Il vangelo secondo matteo: focus sul film

L’OPERA PASOLINIANO SULLA PASSIONE DI CRISTO CHE NE PROPONE UNA VERSIONE DEL TUTTO ANTICONVENZIONALE

In molte delle sue riflessioni, Pasolini ha asserito che la storia della vita di Cristo è la più bella che sia mai stata scritta; ha dunque deciso di raccontarla. Nel corso della sua non particolarmente lunga ma ricchissima carriera pratica e teorica, l’autore ha affrontato temi sempre diversi (dalle tragedie teatrali ai miti, dal “realismo” crudo alla fantasia più spinta) tra i quali la religione si fa strada a volte in modo marginale altre volte ricoprendo ruoli importanti. È questo il caso de Il vangelo secondo Matteo, film del ’64 che racconta la storia più antica e conosciuta del mondo (e per altro più rappresentata dal cinema, fin dal periodo delle origini) in modo assolutamente nuovo, originale e geniale.

Il film ripropone fedelmente le vicende biografiche di Cristo raccontate dall’evangelista Matteo nel suo testo, dall’annunciazione e la nascita e la ri-nascita. La sostanza è dunque rispettata: nel racconto pasoliniano troviamo anche il matrimonio con Giuseppe, la fuga da Erode in terra egiziana, l’episodio della strage degli innocenti, il processo di Ponzio Pilato e, infine, la crocifissione e la resurrezione che concludono l’esistenza terrena del figlio di Dio.

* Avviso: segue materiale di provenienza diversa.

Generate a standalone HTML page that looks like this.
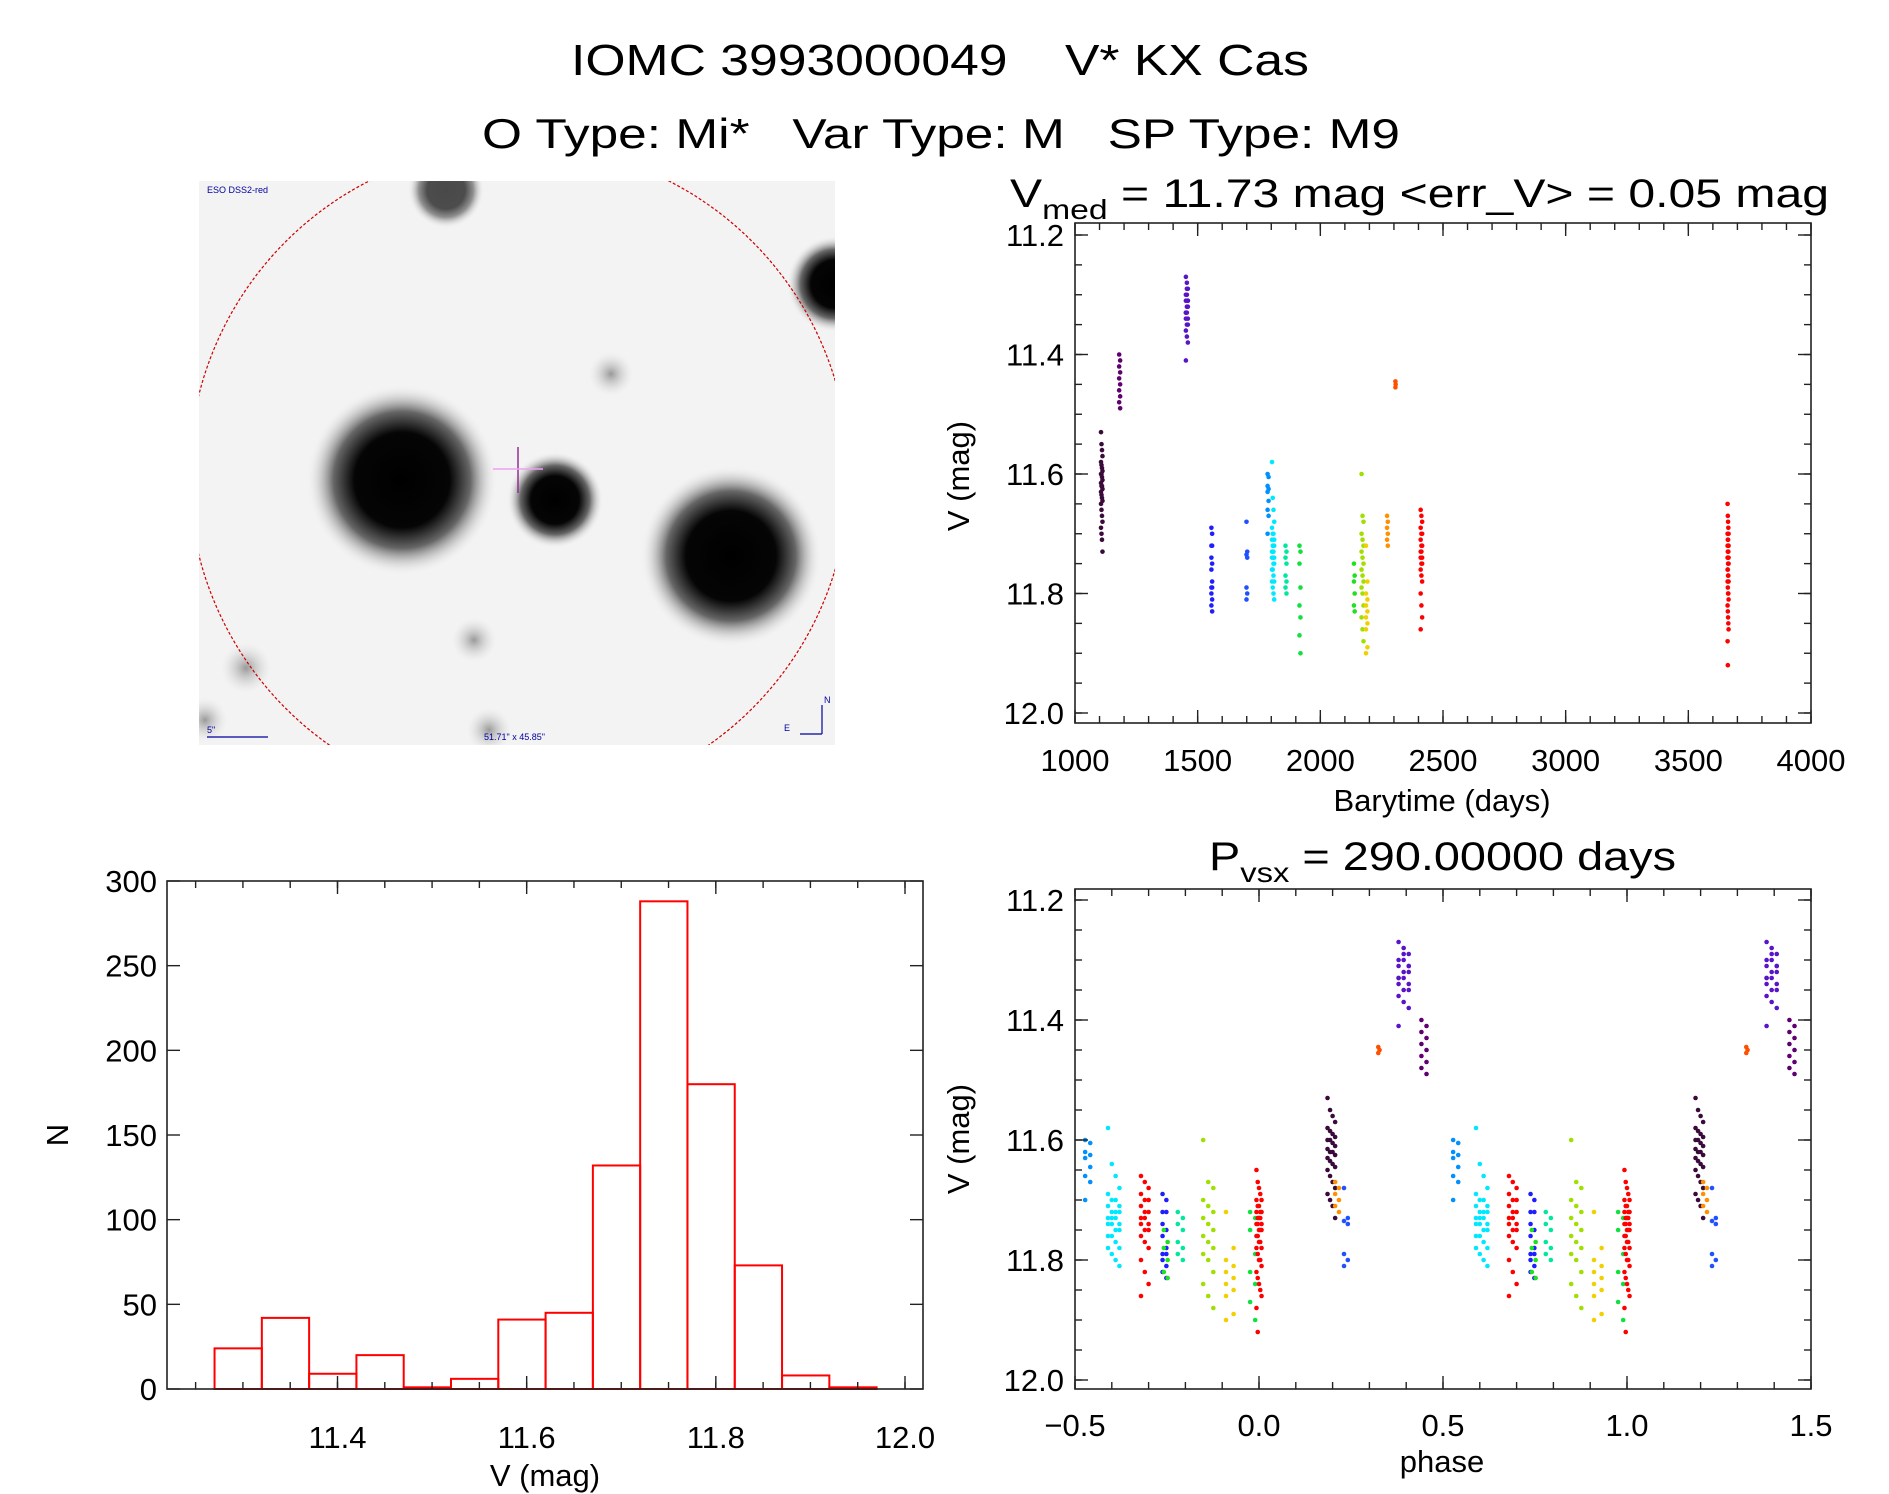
<!DOCTYPE html>
<html><head><meta charset="utf-8">
<style>
html,body{margin:0;padding:0;background:#fff;}
svg{display:block;font-family:"Liberation Sans",sans-serif;}
.pre{white-space:pre;}
</style></head>
<body>
<svg id="root" width="1889" height="1494" viewBox="0 0 1889 1494" xmlns="http://www.w3.org/2000/svg">
<defs>
<radialGradient id="blob" cx="50%" cy="50%" r="50%">
<stop offset="0" stop-color="#000"/><stop offset="0.5" stop-color="#050505"/><stop offset="0.72" stop-color="#666"/><stop offset="1" stop-color="#eee" stop-opacity="0"/>
</radialGradient>
<radialGradient id="faint" cx="50%" cy="50%" r="50%">
<stop offset="0" stop-color="#999"/><stop offset="1" stop-color="#ddd" stop-opacity="0"/>
</radialGradient>
<clipPath id="imgclip"><rect x="199" y="181" width="636" height="564"/></clipPath>
</defs>
<text class="pre" x="940" y="75" text-anchor="middle" font-size="44" textLength="738" lengthAdjust="spacingAndGlyphs">IOMC 3993000049    V* KX Cas</text>
<text class="pre" x="941" y="148" text-anchor="middle" font-size="42" textLength="918" lengthAdjust="spacingAndGlyphs">O Type: Mi*   Var Type: M   SP Type: M9</text>

<g clip-path="url(#imgclip)">
<rect x="199" y="181" width="636" height="564" fill="#f3f3f3"/>
<circle cx="402" cy="480" r="95" fill="url(#blob)"/>
<circle cx="555" cy="500" r="48" fill="url(#blob)"/>
<circle cx="731" cy="556" r="90" fill="url(#blob)"/>
<circle cx="446" cy="190" r="38" fill="url(#blob)" opacity="0.7"/>
<circle cx="835" cy="284" r="48" fill="url(#blob)"/>
<circle cx="611" cy="374" r="22" fill="url(#faint)"/>
<circle cx="474" cy="640" r="22" fill="url(#faint)"/>
<circle cx="246" cy="668" r="25" fill="url(#faint)"/>
<circle cx="489" cy="730" r="22" fill="url(#faint)"/>
<circle cx="205" cy="720" r="22" fill="url(#faint)"/>
<circle cx="519" cy="475" r="330" fill="none" stroke="#c00" stroke-width="1.2" stroke-dasharray="3,2"/>
<line x1="518" y1="447" x2="518" y2="493" stroke="#903090" stroke-width="1.5"/>
<line x1="493" y1="469" x2="543" y2="469" stroke="#f0a0f0" stroke-width="1.5"/>
<text x="207" y="193" font-size="9" fill="#0000a0">ESO DSS2-red</text>
<text x="207" y="733" font-size="9" fill="#0000a0">5"</text>
<line x1="207" y1="737" x2="268" y2="737" stroke="#0000a0" stroke-width="1.2"/>
<text x="484" y="740" font-size="9" fill="#0000a0">51.71" x 45.85"</text>
<line x1="822" y1="734" x2="822" y2="705" stroke="#0000a0" stroke-width="1.2"/>
<line x1="800" y1="734" x2="822" y2="734" stroke="#0000a0" stroke-width="1.2"/>
<text x="824" y="703" font-size="9" fill="#0000a0">N</text>
<text x="784" y="731" font-size="9" fill="#0000a0">E</text>
</g>

<g id="lc"></g>
<g id="ph"></g>
<g id="hist"></g>
</svg>
<script>
// ---------- data ----------
const period = 290.0;
const epoch = 3662;
const groupColors = ["#3a0a3a","#600070","#5a14c8","#1e1eff","#2050ff","#0090ff","#00e8ff","#00e8a0","#10e040","#20e020","#a0e000","#f0d000","#ff9000","#ff5000","#ff0000","#ff0000"];
const groupTimes = [
 [1106,1108,1110,1112],
 [1180,1184],
 [1452,1456,1460],
 [1556,1559],
 [1699,1702],
 [1785,1789],
 [1803,1806,1809,1812],
 [1858,1862],
 [1915,1919],
 [2137,2140],
 [2168,2172,2176],
 [2186,2192],
 [2272,2275],
 [2306,2307],
 [2409,2412,2415],
 [3660,3661,3662,3663,3664]
];
const groupMags = [
 [11.53,11.55,11.56,11.57,11.58,11.585,11.59,11.595,11.60,11.60,11.605,11.61,11.615,11.62,11.62,11.625,11.63,11.635,11.64,11.645,11.65,11.66,11.67,11.68,11.69,11.70,11.71,11.73],
 [11.40,11.41,11.42,11.43,11.44,11.45,11.46,11.47,11.48,11.49],
 [11.27,11.28,11.29,11.30,11.30,11.31,11.31,11.32,11.32,11.33,11.33,11.34,11.34,11.35,11.35,11.36,11.37,11.38,11.41,11.29,11.31,11.33],
 [11.69,11.70,11.72,11.72,11.74,11.75,11.76,11.78,11.79,11.79,11.80,11.81,11.82,11.83],
 [11.68,11.73,11.735,11.74,11.79,11.80,11.81],
 [11.60,11.605,11.62,11.625,11.63,11.645,11.66,11.67,11.70],
 [11.58,11.64,11.66,11.68,11.69,11.70,11.70,11.71,11.71,11.72,11.72,11.72,11.73,11.73,11.73,11.74,11.74,11.74,11.75,11.75,11.76,11.76,11.77,11.78,11.78,11.79,11.80,11.81],
 [11.72,11.73,11.74,11.75,11.77,11.78,11.79,11.80],
 [11.72,11.73,11.75,11.79,11.82,11.84,11.87,11.90],
 [11.75,11.77,11.78,11.80,11.82,11.83],
 [11.60,11.67,11.68,11.70,11.71,11.72,11.73,11.74,11.75,11.76,11.77,11.78,11.79,11.80,11.82,11.84,11.86,11.88],
 [11.72,11.78,11.80,11.81,11.82,11.83,11.84,11.85,11.86,11.89,11.90],
 [11.67,11.68,11.69,11.70,11.71,11.72],
 [11.445,11.45,11.455],
 [11.66,11.67,11.68,11.69,11.70,11.70,11.71,11.72,11.72,11.73,11.73,11.74,11.74,11.75,11.75,11.76,11.77,11.78,11.80,11.82,11.84,11.86],
 [11.65,11.67,11.68,11.69,11.70,11.70,11.71,11.71,11.72,11.72,11.72,11.73,11.73,11.73,11.74,11.74,11.74,11.75,11.75,11.75,11.76,11.76,11.77,11.77,11.78,11.78,11.79,11.80,11.80,11.81,11.82,11.83,11.84,11.85,11.86,11.88,11.92]
];
const timeTicks = [1000,1500,2000,2500,3000,3500,4000];
const magTicks = [11.2,11.4,11.6,11.8,12.0];
const phaseTicks = [-0.5,0.0,0.5,1.0,1.5];
const phaseTickLabels = ["\u22120.5","0.0","0.5","1.0","1.5"];
const histBinStart = [11.27,11.32,11.37,11.42,11.47,11.52,11.57,11.62,11.67,11.72,11.77,11.82,11.87,11.92];
const histCounts = [24,42,9,20,1,6,41,45,132,288,180,73,8,1];
const binWidth = 0.05;
const histXTicks = [11.4,11.6,11.8,12.0];
const histYTicks = [0,50,100,150,200,250,300];

// ---------- helpers ----------
const NS="http://www.w3.org/2000/svg";
function mk(tag, parent, attrs, txt){
  const e=document.createElementNS(NS,tag);
  for(const k in attrs) e.setAttribute(k,attrs[k]);
  if(txt!==undefined) e.textContent=txt;
  parent.appendChild(e); return e;
}
function lin(d0,d1,p0,p1){return v=>p0+(v-d0)/(d1-d0)*(p1-p0);}

function frame(g,L,T,R,B){
  mk('rect',g,{x:L,y:T,width:R-L,height:B-T,fill:'none',stroke:'#222','stroke-width':1.6});
}
function xTicks(g,sx,vals,T,B,len){
  vals.forEach(v=>{const x=sx(v);
    mk('line',g,{x1:x,y1:B,x2:x,y2:B-len,stroke:'#222','stroke-width':1.4});
    mk('line',g,{x1:x,y1:T,x2:x,y2:T+len,stroke:'#222','stroke-width':1.4});});
}
function yTicks(g,sy,vals,L,R,len){
  vals.forEach(v=>{const y=sy(v);
    mk('line',g,{x1:L,y1:y,x2:L+len,y2:y,stroke:'#222','stroke-width':1.4});
    mk('line',g,{x1:R,y1:y,x2:R-len,y2:y,stroke:'#222','stroke-width':1.4});});
}
function range(a,b,s){const o=[];for(let v=a;v<=b+1e-9;v+=s)o.push(+v.toFixed(4));return o;}

// ---------- light curve ----------
(function(){
  const g=document.getElementById('lc');
  const L=1075,R=1811,T=223,B=723;
  const sx=lin(1000,4000,L,R), sy=lin(11.2,12.0,235,713);
  const pts=mk('g',g,{});
  
  
  groupMags.forEach((mags,gi)=>{
    const ts=groupTimes[gi];
    mags.forEach((m,i)=>{
      const c=mk('circle',pts,{cx:sx(ts[i%ts.length]),cy:sy(m),r:2.3,fill:groupColors[gi]});
      
      
    });
  });
  frame(g,L,T,R,B);
  xTicks(g,sx,range(1000,4000,100),T,B,7);
  xTicks(g,sx,timeTicks,T,B,13);
  yTicks(g,sy,range(11.2,12.0,0.05).filter(v=>sy(v)>T),L,R,7);
  yTicks(g,sy,magTicks,L,R,13);
  timeTicks.forEach(v=>{const t=mk('text',g,{x:sx(v),y:771,'text-anchor':'middle','font-size':31},String(v));
    });
  magTicks.forEach(v=>{const t=mk('text',g,{x:1064,y:sy(v)+11,'text-anchor':'end','font-size':31},v.toFixed(1));
    });
  const xl=mk('text',g,{x:1442,y:811,'text-anchor':'middle','font-size':31},'Barytime (days)');
  
  const yl=mk('text',g,{x:0,y:0,'text-anchor':'middle','font-size':31,transform:'translate(969,476) rotate(-90)'},'V (mag)');
  
  const tt=mk('text',g,{x:1010,y:207,'font-size':40,textLength:819,lengthAdjust:'spacingAndGlyphs'});
  
  mk('tspan',tt,{},'V');mk('tspan',tt,{dy:12,'font-size':28},'med');mk('tspan',tt,{dy:-12},' = 11.73 mag <err_V> = 0.05 mag');
})();

// ---------- phase ----------
(function(){
  const g=document.getElementById('ph');
  const L=1075,R=1811,T=889,B=1389;
  const sx=lin(-0.5,1.5,L,R), sy=lin(11.2,12.0,900,1380);
  const pts=mk('g',g,{});
  
  
  groupMags.forEach((mags,gi)=>{
    const ts=groupTimes[gi];
    mags.forEach((m,i)=>{
      let ph=((ts[i%ts.length]-epoch)/period)%1; if(ph<0) ph+=1;
      [ph-1,ph,ph+1].forEach(p=>{
        if(p<-0.5||p>1.5) return;
        const c=mk('circle',pts,{cx:sx(p),cy:sy(m),r:2.3,fill:groupColors[gi]});
        
        
      });
    });
  });
  frame(g,L,T,R,B);
  xTicks(g,sx,range(-0.5,1.5,0.1),T,B,7);
  xTicks(g,sx,phaseTicks,T,B,13);
  yTicks(g,sy,range(11.2,12.0,0.05).filter(v=>sy(v)>T),L,R,7);
  yTicks(g,sy,magTicks,L,R,13);
  phaseTicks.forEach((v,i)=>{const t=mk('text',g,{x:sx(v),y:1436,'text-anchor':'middle','font-size':31},phaseTickLabels[i]);
    });
  magTicks.forEach(v=>{const t=mk('text',g,{x:1064,y:sy(v)+11,'text-anchor':'end','font-size':31},v.toFixed(1));
    });
  const xl=mk('text',g,{x:1442,y:1472,'text-anchor':'middle','font-size':31},'phase');
  
  const yl=mk('text',g,{x:0,y:0,'text-anchor':'middle','font-size':31,transform:'translate(969,1139) rotate(-90)'},'V (mag)');
  
  const tt=mk('text',g,{x:1209,y:870,'font-size':40,textLength:467,lengthAdjust:'spacingAndGlyphs'});
  
  mk('tspan',tt,{},'P');mk('tspan',tt,{dy:12,'font-size':28},'vsx');mk('tspan',tt,{dy:-12},' = 290.00000 days');
})();

// ---------- histogram ----------
(function(){
  const g=document.getElementById('hist');
  const L=167,R=923,T=881,B=1389;
  const sx=lin(11.4,12.0,337.5,905), sy=lin(0,300,B,T);
  histCounts.forEach((c,i)=>{
    const x0=sx(histBinStart[i]), x1=sx(histBinStart[i]+binWidth);
    const r=mk('rect',g,{x:x0,y:sy(c),width:x1-x0,height:B-sy(c),fill:'none',stroke:'#ff0000','stroke-width':2});
    
    
  });
  frame(g,L,T,R,B);
  xTicks(g,sx,range(11.25,12.0,0.05).filter(v=>sx(v)>L),T,B,7);
  xTicks(g,sx,histXTicks,T,B,13);
  yTicks(g,sy,histYTicks,L,R,13);
  histXTicks.forEach(v=>{const t=mk('text',g,{x:sx(v),y:1448,'text-anchor':'middle','font-size':31},v.toFixed(1));
    });
  histYTicks.forEach(v=>{const t=mk('text',g,{x:157,y:sy(v)+11,'text-anchor':'end','font-size':31},String(v));
    });
  const xl=mk('text',g,{x:545,y:1486,'text-anchor':'middle','font-size':31},'V (mag)');
  
  const yl=mk('text',g,{x:0,y:0,'text-anchor':'middle','font-size':31,transform:'translate(68,1135) rotate(-90)'},'N');
  
})();
</script>
</body></html>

Dal punto di vista dei contenuti niente di diverso dalle centinaia di rappresentazioni. Il vero agente innovativo si trova nella forma, nei modi e nelle pratiche del racconto. Pasolini mantiene una coerenza stilistica con le opere precedenti scegliendo un impianto di fondo decisamente classico che asseconda un racconto lineare, ma qualcosa di diverso c’è e si vede: “strane” e insolite le angolazioni dei punti di vista, netti gli stacchi di montaggio tra un monologo e l’altro, panoramiche “a stazioni” (formato praticamente inventato dall’autore), la macchina da presa è montata sulle spalle di un operatore che segue meticolosamente i personaggi inquadrandone nuca e spalle.

Alcuni personaggi sono piuttosto grotteschi, recitano la loro parte con animo e tono quasi favolesco. Il ruolo di Cristo fu affidato, per puro caso, allo studente di letteratura catalano Enrique Irazoqui. Il giovane fu autore di un saggio su Ragazzi di vita e venne a Roma appositamente per conoscere Pasolini che lo scelse immediatamente per la parte del protagonista. Gli sembrò perfetto per via dei tratti somatici che ricordavano a Pasolini i volti lunghi e scavati dei Cristi dipinti da El Greco. Irazoqui lavora molto sul personaggio e mette in scena un Cristo mite e violento allo stesso tempo, animato dalla lotta per la redenzione del male dal mondo e che rifiuta finti pacifismi (“non sono venuto a portare la pace ma la spada”).

Qualunque tematica, anche la più trita e ritrita, se trattata da un autore di grande talento e sensibilità come Pier Paolo Pasolini diventa interessante e originale. Il vangelo secondo Matteo ne è la prova lampante. Spesso, anzi molto spesso, le sperimentazioni non vengono capite dai più al momento della loro presentazione (il film fu accusato di vilipendio alla religione) ma Pasolini non ha mai prestato troppa attenzione alle critiche sterili che gli venivano mosse da istituzioni e personaggi da lui poco graditi. È un bene che abbia sempre agito secondo l’istinto, il suo film sulla Passione è uno dei più interessanti dedicati all’argomento.